Sin embargo, amo las letras de las canciones. Un tema bien escrito es capaz de producirme sensaciones inexplicables. Por lo general, me gustan al margen de la música misma, me encanta leerlas escritas en papel o en la pantalla luminosa de una computadora. Si realmente me conmueve el contenido, las convierto en algo muy mío que protejo del paso del tiempo, con el único recurso de guardarlas en mi mente. Tienen el encanto, la magia, la frescura que necesito para inspirarme cada vez que enfrento un día. Soy como un astrónomo que, en lugar de analizar los planetas, se dedica a investigar sus lunas.
Y en ese tren de enamoramiento de las letras de canciones, pienso en el talento de quien escribe esos temas que perduran por encima de los viajes temporales, de esos poetas que entregan a la humanidad sus generosas vertientes.
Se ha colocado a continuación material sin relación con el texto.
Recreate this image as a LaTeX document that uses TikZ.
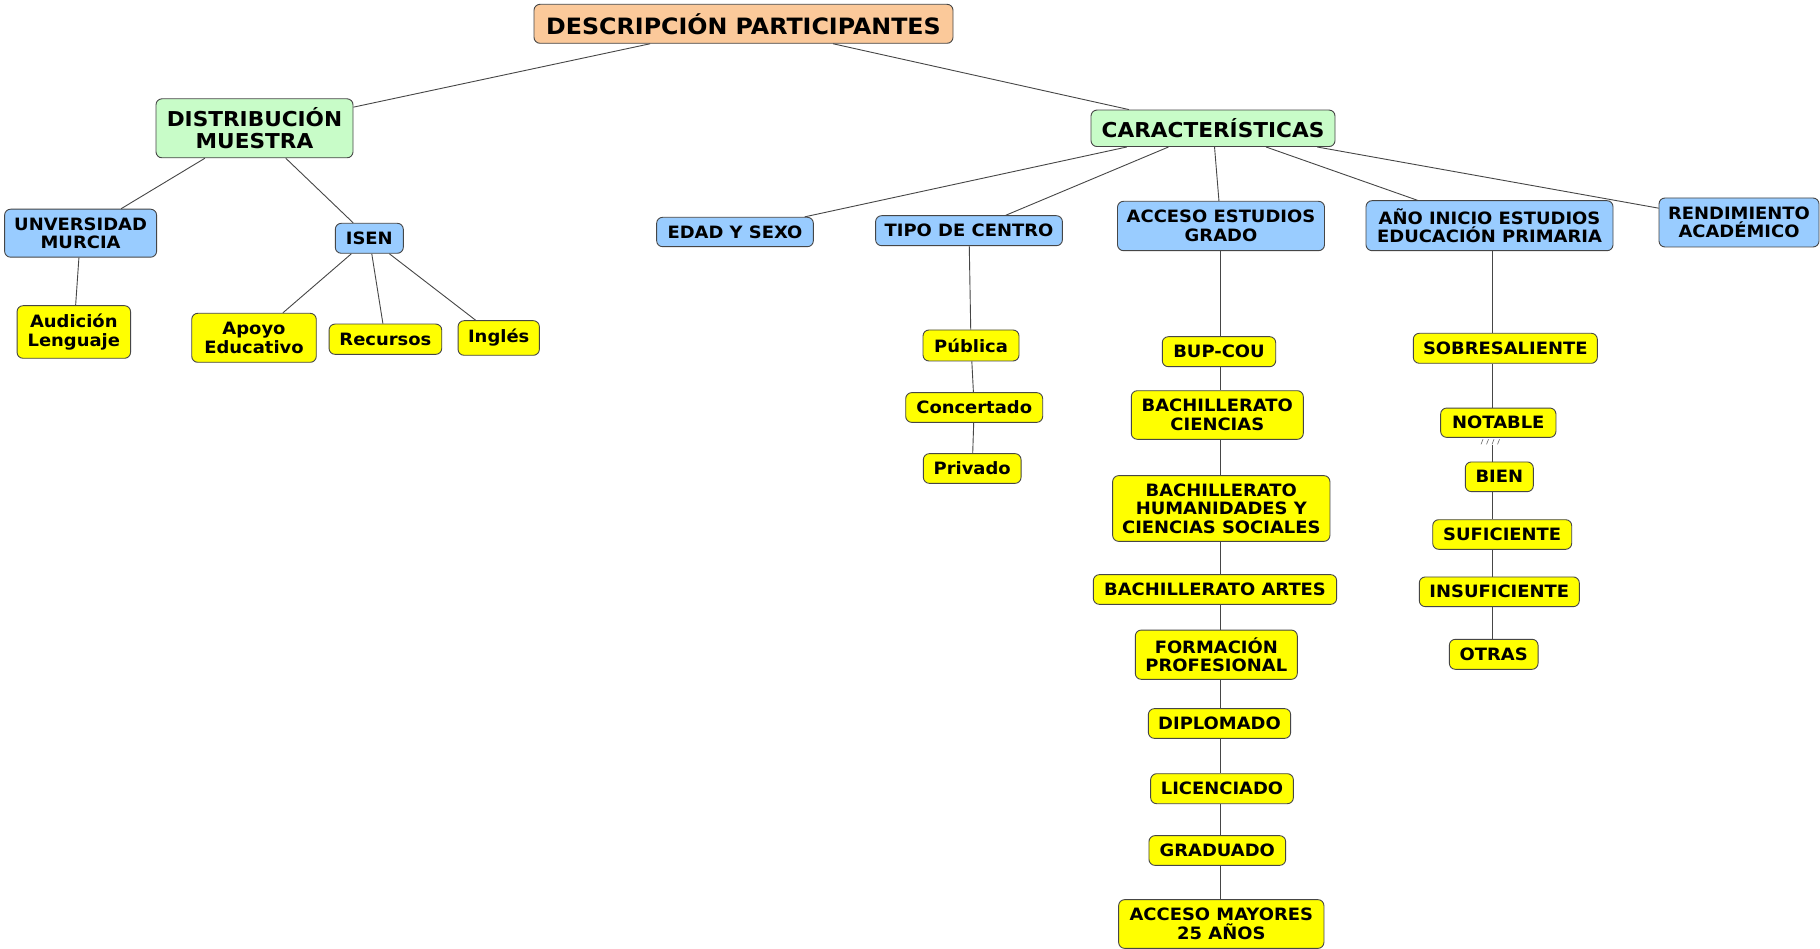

Por eso, con sus versos y sus coplas, con su alma de juglar a cuestas, Joan Manuel Serrat siempre vuelve a mi vida. Este afectuoso catalán, que ya superó la cumbre de los setenta, genera una empatía inmediata con todo lo que cuenta. Conozco algo de su historia y sé que es consecuente con las cosas que escribe. Defensor de la savia vital, del amor, de la libertad, de la amistad por encima de todo.

“Esa parte de una canción fue un estímulo para que la imaginación hiciera el resto”.

A partir de fragmentos de canciones escritas por él, encontré sentido a muchas cosas que tenía girando en mi cabeza. Logré acomodar ideas, perfilar sentimientos y disfrutar lo que la vida me estaba entregando. “Nunca es triste la verdad, lo que no tiene es remedio”, afirma en una de sus bellísimas creaciones. Como dije antes, yo prescindo de la música, me quedo con la luna de su letra.
Esa frase es más profunda que lo que enuncia. Aunque suene simplista, me ayudó a eclipsar muchos miedos que vagaban por mi mente y a encontrar un nuevo camino donde la libertad y el afecto iban de la mano.
Me permitió encontrar al amor de mi vida, hurgando entre los recuerdos, luchando para que el remedio que clama esa verdad me permitiese redescubrir a esa persona que, por el devenir caótico y desconcertante del universo, me había alejado. Superando las distancias de las diferencias y con la franqueza como estandarte, pude derribar muros y achicar los espacios que me separaban. Esa parte de una canción, esa frase mínima, fue un estímulo para que la imaginación hiciera el resto. Encontré el amor para siempre y por fin me sentí libre, de libertad absoluta.
A veces, la realidad es más simple de lo que uno imagina. Y esa simplicidad puede estar agazapada en una línea de once palabras. Basta encontrar el disparador que active su ritmo y, con música o sin ella, las cosas se acomodan. Como los melones en el carro.

Algunas citas pertenecen a otros autores.